Mais la suppositions de 2013 ne sont pas les réalités de 2016. Trois ans en années technologiques, c'est une éternité. En s'approchant de la finalisation du produit fini, les ingénieurs d'Oculus se sont certainement rendus compte qu'ils n'arriveraient pas à proposer le produit tel qu'ils l'imaginaient au prix qu'ils espéraient atteindre. Mais là encore, il y a parfois des choix très douloureux à faire. Et il ne faut pas oublier qu'Oculus VR, c'est Facebook. La société de Mark Zuckerberg a les reins bien assez solides pour supporter des ventes initialement restreintes.
En fin de compte, l'enfer pour Oculus VR (ainsi que pour HTC, Sony, et les autres producteurs de casques de réalité virtuelle), c'est les autres. Une société motivée par l'appât du gain, ou mal préparée, pourrait chercher à s'engouffrer dans la brèche et proposer un produit peut-être plus accessible financièrement mais technologiquement insatisfaisant. Et comme dit plus haut, une telle situation peut faire courir le risque de faire reculer la cause de la réalité virtuelle pour plusieurs années.

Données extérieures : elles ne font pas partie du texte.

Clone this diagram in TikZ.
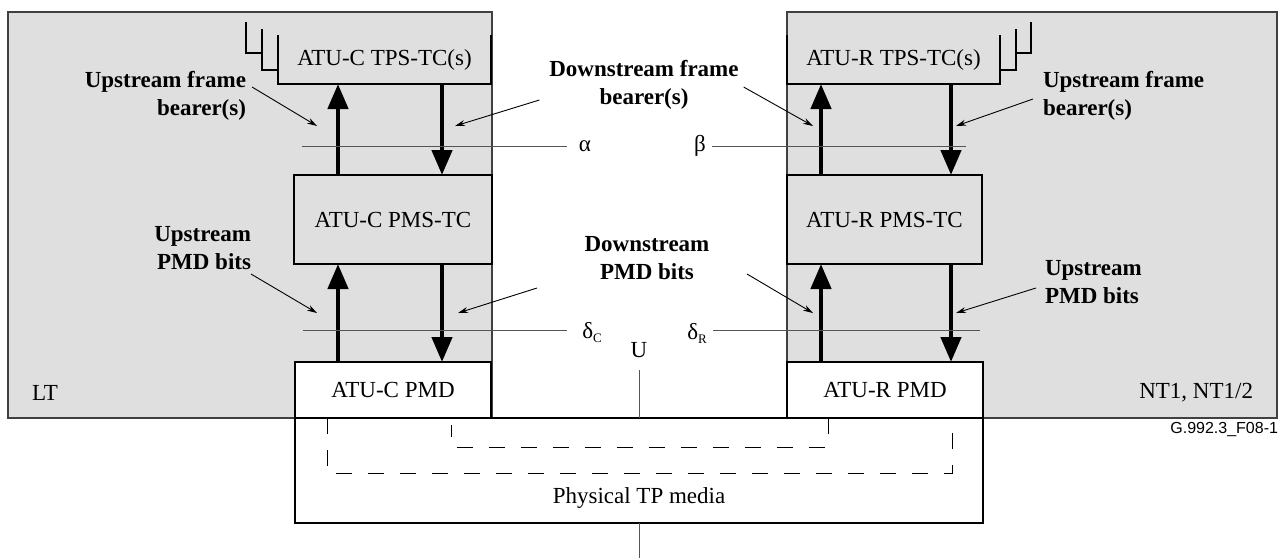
\documentclass[tikz,border=0pt]{standalone}
\usepackage{fontspec}
\setmainfont{Liberation Serif}
\newfontfamily\arialf{Liberation Sans}
\usetikzlibrary{arrows.meta}
\definecolor{bggrey}{HTML}{DFDFDF}
\definecolor{edgegrey}{HTML}{404040}
\definecolor{linegrey}{HTML}{555555}
\begin{document}
\begin{tikzpicture}[x=1pt,y=-1pt,
  every node/.style={inner sep=0pt, outer sep=0pt},
  txt/.style={font=\fontsize{23}{27}\selectfont},
  lbl/.style={font=\bfseries\fontsize{23}{28}\selectfont},
  shadebox/.style={fill=bggrey, draw=edgegrey, line width=1.5pt},
  blockbox/.style={draw=black, line width=1.5pt, txt},
  bigarrow/.style={line width=4.5pt, -{Triangle[length=25pt,width=20pt]}},
  ptr/.style={line width=0.9pt, -{Stealth[length=10pt,width=6pt]}},
  refline/.style={draw=linegrey, line width=1pt},
  dashbox/.style={line width=1pt, dash pattern=on 16pt off 16pt},
  openline/.style={line width=1.5pt}
]
\useasboundingbox (0,0) rectangle (1283,558);

% equipment areas
\node[shadebox, minimum width=484, minimum height=406] (lt) at (250,215) {};
\node[shadebox, minimum width=490, minimum height=406] (nt) at (1032,215) {};

% TPS-TC boxes (open top)
\node[txt, minimum width=213, minimum height=49] (tpsC) at (384.5,59.5) {ATU-C TPS-TC(s)};
\node[txt, minimum width=213, minimum height=49] (tpsR) at (893.5,59.5) {ATU-R TPS-TC(s)};
\draw[openline] (tpsC.north west) -- (tpsC.south west) -- (tpsC.south east) -- (tpsC.north east);
\draw[openline] (tpsR.north west) -- (tpsR.south west) -- (tpsR.south east) -- (tpsR.north east);
% stacked layers behind the TPS-TC boxes
\draw[line width=1.2pt] (262,29) -- (262,70) -- (278,70);
\draw[line width=1.2pt] (246,22) -- (246,53) -- (262,53);
\draw[line width=1.2pt] (1016,29) -- (1016,70) -- (1000,70);
\draw[line width=1.2pt] (1031,22) -- (1031,53) -- (1016,53);

% PMS-TC boxes
\node[blockbox, fill=bggrey, minimum width=198, minimum height=89] (pmsC) at (393,219.5) {ATU-C PMS-TC};
\node[blockbox, fill=bggrey, minimum width=195, minimum height=89] (pmsR) at (884.5,219.5) {ATU-R PMS-TC};

% PMD boxes
\node[blockbox, fill=white, minimum width=196, minimum height=56] (pmdC) at (393,390) {ATU-C PMD};
\node[blockbox, fill=white, minimum width=196, minimum height=56] (pmdR) at (885,390) {ATU-R PMD};

% physical media
\node[draw=black, line width=1.5pt, fill=white, minimum width=688, minimum height=105] (phys) at (639,470.5) {};
\node[txt] (physlbl) at (639,498) {Physical TP media};
\draw[dashbox] (327,418) -- (327,473) -- (952,473) -- (952,418);
\draw[dashbox] (828,418) -- (828,447) -- (451,447) -- (451,425);

% U reference point
\node[txt] (U) at (639,350) {U};
\coordinate (utop) at (639,370);
\coordinate (bot) at (639,558);
\draw[line width=1pt, linegrey] (utop) -- (phys.north);
\draw[line width=1pt, linegrey] (phys.south) -- (bot);

% thick arrows
\coordinate (xCu) at (338,0);
\coordinate (xCd) at (442,0);
\coordinate (xRu) at (821,0);
\coordinate (xRd) at (951,0);
\draw[bigarrow] (pmsC.north -| xCu) -- (tpsC.south -| xCu);
\draw[bigarrow] (tpsC.south -| xCd) -- (pmsC.north -| xCd);
\draw[bigarrow] (pmsR.north -| xRu) -- (tpsR.south -| xRu);
\draw[bigarrow] (tpsR.south -| xRd) -- (pmsR.north -| xRd);
\draw[bigarrow] (pmdC.north -| xCu) -- (pmsC.south -| xCu);
\draw[bigarrow] (pmsC.south -| xCd) -- (pmdC.north -| xCd);
\draw[bigarrow] (pmdR.north -| xRu) -- (pmsR.south -| xRu);
\draw[bigarrow] (pmsR.south -| xRd) -- (pmdR.north -| xRd);

% reference lines
\node[txt] (alpha) at (585,146) {α};
\node[txt] (beta) at (700,146) {β};
\node[txt] (dC) at (592,333) {δ\raisebox{-4pt}{\fontsize{13}{13}\selectfont C}};
\node[txt] (dR) at (697,333) {δ\raisebox{-4pt}{\fontsize{13}{13}\selectfont R}};
\coordinate (aL) at (302,146);
\coordinate (bR) at (966,146);
\coordinate (dCL) at (303,330);
\coordinate (dRR) at (980,330);
\draw[refline] (aL) -- (567,146);
\draw[refline] (712,146) -- (bR);
\draw[refline] (dCL) -- (567,330);
\draw[refline] (713,330) -- (dRR);

% labels
\node[lbl, anchor=east, align=right] (ufbC) at (246,96) {Upstream frame\\bearer(s)};
\node[lbl, align=center] (dfb) at (644,85) {Downstream frame\\bearer(s)};
\node[lbl, anchor=west, align=left] (ufbR) at (1043,96) {Upstream frame\\bearer(s)};
\node[lbl, anchor=east, align=right] (upC) at (251,248) {Upstream\\PMD bits};
\node[lbl, align=center] (dpmd) at (647,258) {Downstream\\PMD bits};
\node[lbl, anchor=west, align=left] (upR) at (1045,282) {Upstream\\PMD bits};

\coordinate (t1) at (317,126);
\coordinate (t2) at (455,126);
\coordinate (t3) at (813,126);
\coordinate (t4) at (956,126);
\coordinate (t5) at (317,313);
\coordinate (t6) at (458,313);
\coordinate (t7) at (813,313);
\coordinate (t8) at (956,313);
\draw[ptr] ([xshift=6pt,yshift=9pt]ufbC.east) -- (t1);
\draw[ptr] ([xshift=-10pt,yshift=-15pt]dfb.west) -- (t2);
\draw[ptr] ([xshift=5pt,yshift=-2pt]dfb.east) -- (t3);
\draw[ptr] ([xshift=-10pt,yshift=-3pt]ufbR.west) -- (t4);
\draw[ptr] ([yshift=-26pt]upC.east) -- (t5);
\draw[ptr] ([xshift=-110pt,yshift=-30pt]dpmd.center) -- (t6);
\draw[ptr] ([xshift=100pt,yshift=-16pt]dpmd.center) -- (t7);
\draw[ptr] ([xshift=-9pt,yshift=-6pt]upR.west) -- (t8);

% area names
\node[txt, anchor=west] (ltlbl) at (32,393) {LT};
\node[txt, anchor=east] (ntlbl) at (1253,393) {NT1, NT1/2};
\node[font=\arialf\fontsize{16}{16}\selectfont, anchor=east] (fig) at (1278,429) {G.992.3\_F08-1};
\end{tikzpicture}
\end{document}
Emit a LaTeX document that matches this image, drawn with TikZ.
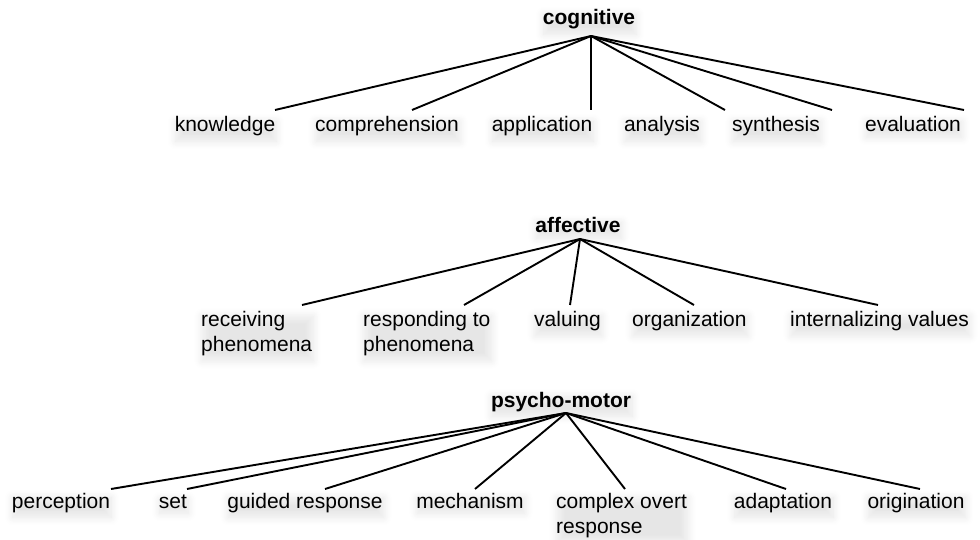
\documentclass[tikz,border=0pt]{standalone}
\usepackage{fontspec}
\setmainfont{Liberation Sans}
\usetikzlibrary{shadows.blur}
\begin{document}
\begin{tikzpicture}[x=1pt,y=-1pt,
  lbl/.style={inner sep=0pt, font=\fontsize{21}{25}\selectfont,
    blur shadow={shadow xshift=1pt, shadow yshift=-5pt, shadow opacity=10, shadow blur radius=8pt, shadow blur steps=10}},
  ttl/.style={lbl, font=\fontsize{21}{25}\selectfont\bfseries},
  edge/.style={line width=1.9pt, black}]
\useasboundingbox (0,0) rectangle (980,540);
% ---------- cognitive ----------
\node[ttl, anchor=base] (cog) at (589,25) {cognitive};
\coordinate (cogj) at (591,36);
\node[lbl, anchor=base] (kn) at (225,132) {knowledge};
\node[lbl, anchor=base] (co) at (387,132) {comprehension};
\node[lbl, anchor=base] (ap) at (542,132) {application};
\node[lbl, anchor=base] (an) at (662,132) {analysis};
\node[lbl, anchor=base] (sy) at (776,132) {synthesis};
\node[lbl, anchor=base] (ev) at (913,132) {evaluation};
\coordinate (knt) at (275,110);
\coordinate (cot) at (412,110);
\coordinate (apt) at (591,110);
\coordinate (ant) at (725,110);
\coordinate (syt) at (832,110);
\coordinate (evt) at (964,110);
\foreach \t in {knt,cot,apt,ant,syt,evt} \draw[edge] (cogj) -- (\t);
% ---------- affective ----------
\node[ttl, anchor=base] (aff) at (578,233) {affective};
\coordinate (affj) at (580,239);
\node[lbl, anchor=north west, align=left] (rec) at (201,311) {receiving\\phenomena};
\node[lbl, anchor=north west, align=left] (res) at (363,311) {responding to\\phenomena};
\node[lbl, anchor=north west] (val) at (534,311) {valuing};
\node[lbl, anchor=north west] (org) at (632,311) {organization};
\node[lbl, anchor=north west] (int) at (790,311) {internalizing values};
\coordinate (rect) at (302,305);
\coordinate (rest) at (464,305);
\coordinate (valt) at (570,305);
\coordinate (orgt) at (694,305);
\coordinate (intt) at (878,305);
\foreach \t in {rect,rest,valt,orgt,intt} \draw[edge] (affj) -- (\t);
% ---------- psycho-motor ----------
\node[ttl, anchor=base] (psy) at (561,407) {psycho-motor};
\coordinate (psyj) at (566,413);
\node[lbl, anchor=base] (per) at (61,508) {perception};
\node[lbl, anchor=base] (set) at (173,508) {set};
\node[lbl, anchor=base] (gui) at (305,508) {guided response};
\node[lbl, anchor=base] (mec) at (470,508) {mechanism};
\node[lbl, anchor=north west, align=left] (cov) at (556,493) {complex overt\\response};
\node[lbl, anchor=base] (ada) at (783,508) {adaptation};
\node[lbl, anchor=base] (ori) at (916,508) {origination};
\coordinate (pert) at (111,489);
\coordinate (sett) at (187,489);
\coordinate (guit) at (325,489);
\coordinate (mect) at (475,489);
\coordinate (covt) at (625,489);
\coordinate (adat) at (786,489);
\coordinate (orit) at (920,489);
\foreach \t in {pert,sett,guit,mect,covt,adat,orit} \draw[edge] (psyj) -- (\t);
\end{tikzpicture}
\end{document}
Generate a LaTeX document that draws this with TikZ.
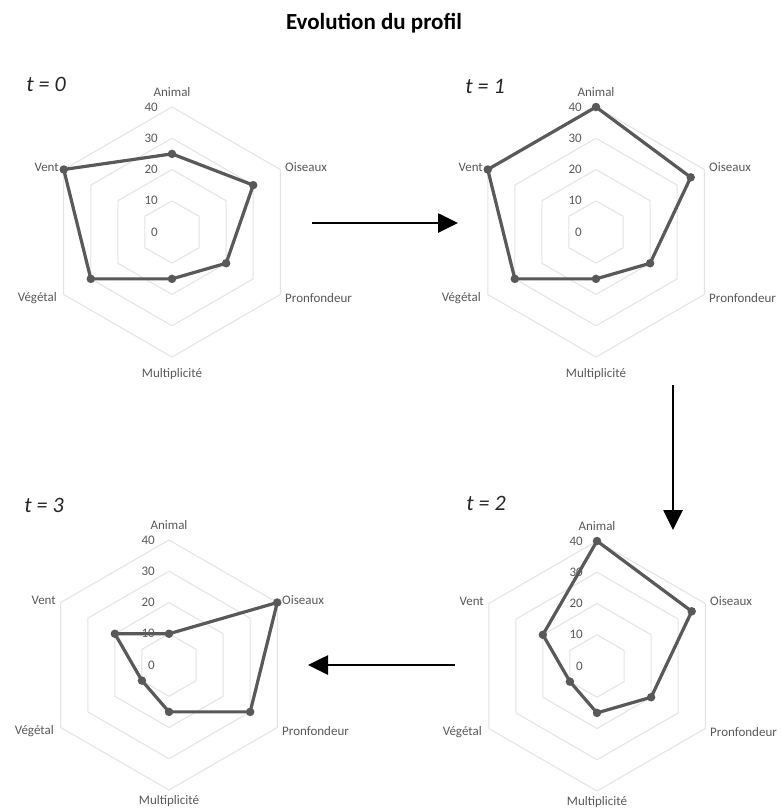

Aussi cruelle soit la réalisation que l'on ne pourra pas se procurer un Oculus Rift dès sa sortie en raison de son tarif, il est important de ne pas s'arrêter à son cas personnel pour déterminer que l'Oculus Rift est mort et enterré. La démocratisation de la réalité virtuelle est un marathon, pas un 100 mètres. Oculus va devoir courir encore longtemps avant d'atteindre la ligne d'arrivée. Et même si c'est décevant pour un certain nombre de personnes, et en admettant que d'autres sociétés ne "gâchent" pas la réalité virtuelle, nous pourrions tous être gagnants en fin de compte. Comme disait un certain Jean de La Fontaine : "patience et longueur de temps font plus que force ni que rage."